Written exercise:
Select, from the material below, each line with "matplotlib" in it.

* Begin *

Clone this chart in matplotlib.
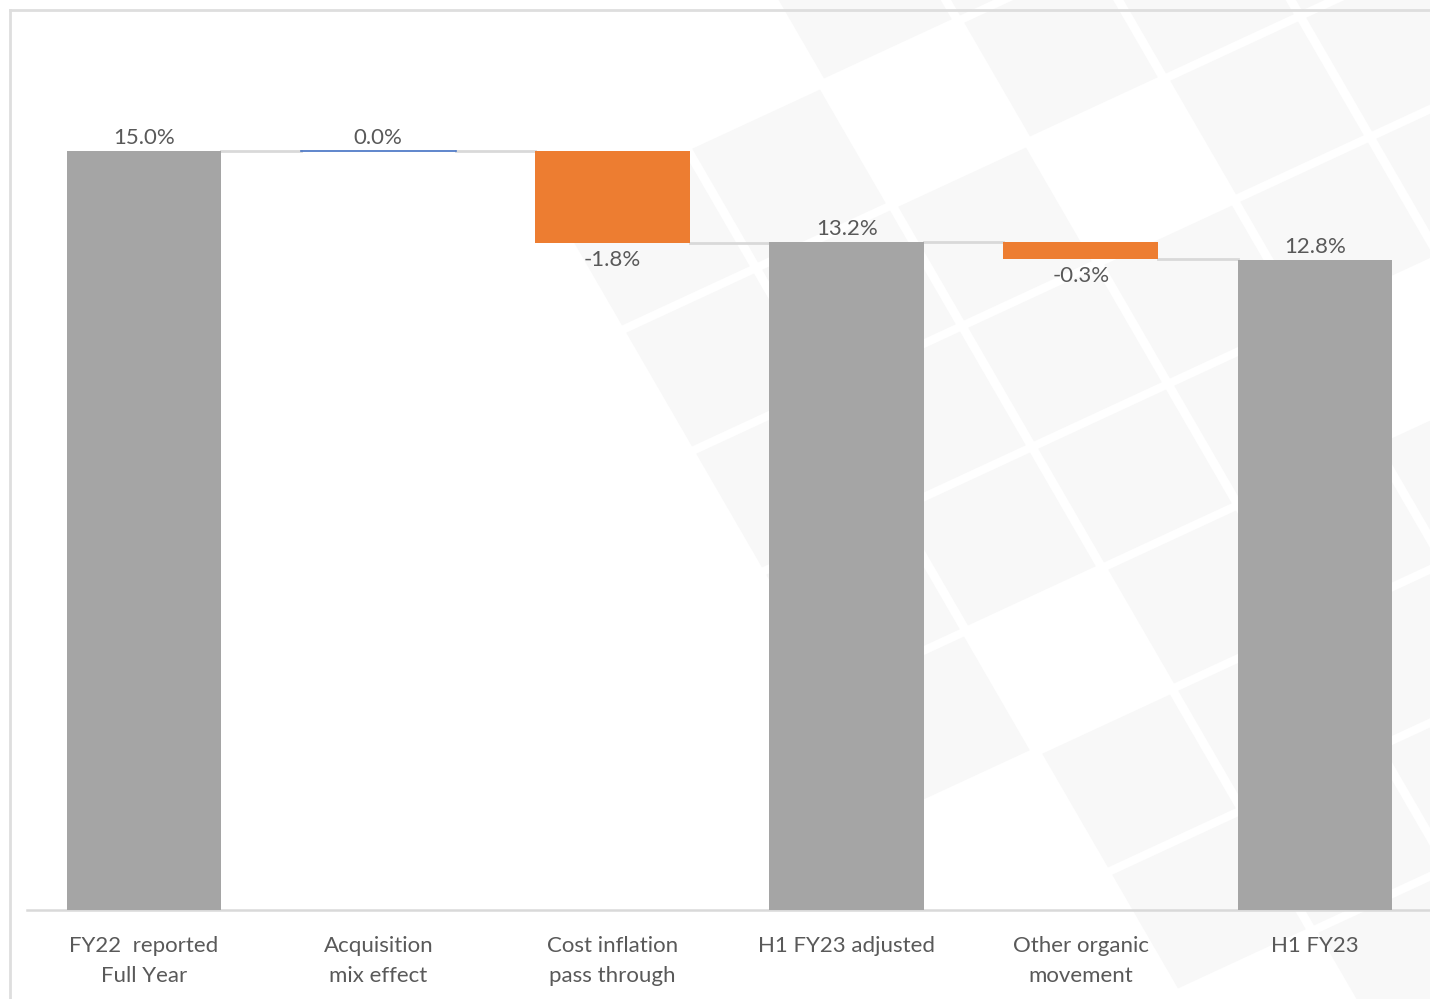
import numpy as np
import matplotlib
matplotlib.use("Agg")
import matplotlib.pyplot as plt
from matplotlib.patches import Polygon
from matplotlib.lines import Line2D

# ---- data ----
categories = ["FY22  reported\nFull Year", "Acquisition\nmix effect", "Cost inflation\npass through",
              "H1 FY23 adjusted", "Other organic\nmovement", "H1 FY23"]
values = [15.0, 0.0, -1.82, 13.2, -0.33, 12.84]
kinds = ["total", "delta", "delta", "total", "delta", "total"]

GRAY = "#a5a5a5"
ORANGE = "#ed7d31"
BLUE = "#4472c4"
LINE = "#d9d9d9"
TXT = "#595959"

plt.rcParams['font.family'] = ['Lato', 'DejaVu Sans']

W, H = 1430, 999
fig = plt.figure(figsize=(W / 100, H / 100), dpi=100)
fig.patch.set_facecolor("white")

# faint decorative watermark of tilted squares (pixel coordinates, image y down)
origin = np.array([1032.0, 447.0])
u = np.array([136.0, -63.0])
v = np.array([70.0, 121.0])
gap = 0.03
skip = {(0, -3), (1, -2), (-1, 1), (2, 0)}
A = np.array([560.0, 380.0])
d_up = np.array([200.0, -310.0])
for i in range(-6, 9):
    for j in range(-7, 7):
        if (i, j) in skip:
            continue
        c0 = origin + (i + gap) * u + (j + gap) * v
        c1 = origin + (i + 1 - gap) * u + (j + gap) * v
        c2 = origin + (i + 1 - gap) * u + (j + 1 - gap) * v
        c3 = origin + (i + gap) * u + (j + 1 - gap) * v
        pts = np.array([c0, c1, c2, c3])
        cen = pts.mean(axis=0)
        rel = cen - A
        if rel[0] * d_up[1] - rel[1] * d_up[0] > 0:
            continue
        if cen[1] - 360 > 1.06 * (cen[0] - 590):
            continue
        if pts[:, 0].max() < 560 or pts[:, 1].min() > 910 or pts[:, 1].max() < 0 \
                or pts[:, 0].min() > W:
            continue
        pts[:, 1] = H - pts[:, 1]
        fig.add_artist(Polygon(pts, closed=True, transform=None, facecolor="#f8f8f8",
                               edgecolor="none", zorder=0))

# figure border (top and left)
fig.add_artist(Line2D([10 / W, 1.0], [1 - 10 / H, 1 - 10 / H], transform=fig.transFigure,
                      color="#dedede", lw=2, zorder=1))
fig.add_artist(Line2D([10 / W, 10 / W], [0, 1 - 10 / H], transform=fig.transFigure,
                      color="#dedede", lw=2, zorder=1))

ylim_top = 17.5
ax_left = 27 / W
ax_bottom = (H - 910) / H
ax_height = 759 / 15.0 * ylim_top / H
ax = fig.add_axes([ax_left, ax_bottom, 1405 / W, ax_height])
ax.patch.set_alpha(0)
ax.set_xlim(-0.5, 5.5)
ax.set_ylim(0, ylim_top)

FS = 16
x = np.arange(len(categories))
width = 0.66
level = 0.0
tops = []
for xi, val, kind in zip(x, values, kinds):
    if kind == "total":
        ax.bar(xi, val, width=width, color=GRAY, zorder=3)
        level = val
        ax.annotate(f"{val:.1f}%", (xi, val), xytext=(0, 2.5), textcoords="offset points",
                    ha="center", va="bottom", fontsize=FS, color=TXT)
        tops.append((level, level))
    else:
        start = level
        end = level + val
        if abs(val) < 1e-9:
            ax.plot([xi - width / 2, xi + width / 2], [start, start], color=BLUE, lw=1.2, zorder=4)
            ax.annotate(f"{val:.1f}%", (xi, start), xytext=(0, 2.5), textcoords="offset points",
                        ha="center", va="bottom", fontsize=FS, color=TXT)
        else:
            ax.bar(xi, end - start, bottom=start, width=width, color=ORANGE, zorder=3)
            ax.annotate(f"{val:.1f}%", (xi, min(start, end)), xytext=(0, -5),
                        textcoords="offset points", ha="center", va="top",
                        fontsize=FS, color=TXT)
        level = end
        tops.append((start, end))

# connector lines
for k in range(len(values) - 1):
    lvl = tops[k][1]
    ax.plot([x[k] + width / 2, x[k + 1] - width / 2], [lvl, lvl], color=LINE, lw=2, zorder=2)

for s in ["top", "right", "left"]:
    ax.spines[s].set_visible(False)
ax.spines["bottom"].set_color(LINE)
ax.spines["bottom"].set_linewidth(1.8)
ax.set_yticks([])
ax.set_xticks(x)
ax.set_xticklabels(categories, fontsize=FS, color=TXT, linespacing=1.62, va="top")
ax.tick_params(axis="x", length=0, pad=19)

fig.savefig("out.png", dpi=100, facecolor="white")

* End *

Solution for this exercise:
Clone this chart in matplotlib.
import matplotlib
matplotlib.use("Agg")
import matplotlib.pyplot as plt
from matplotlib.patches import Polygon
from matplotlib.lines import Line2D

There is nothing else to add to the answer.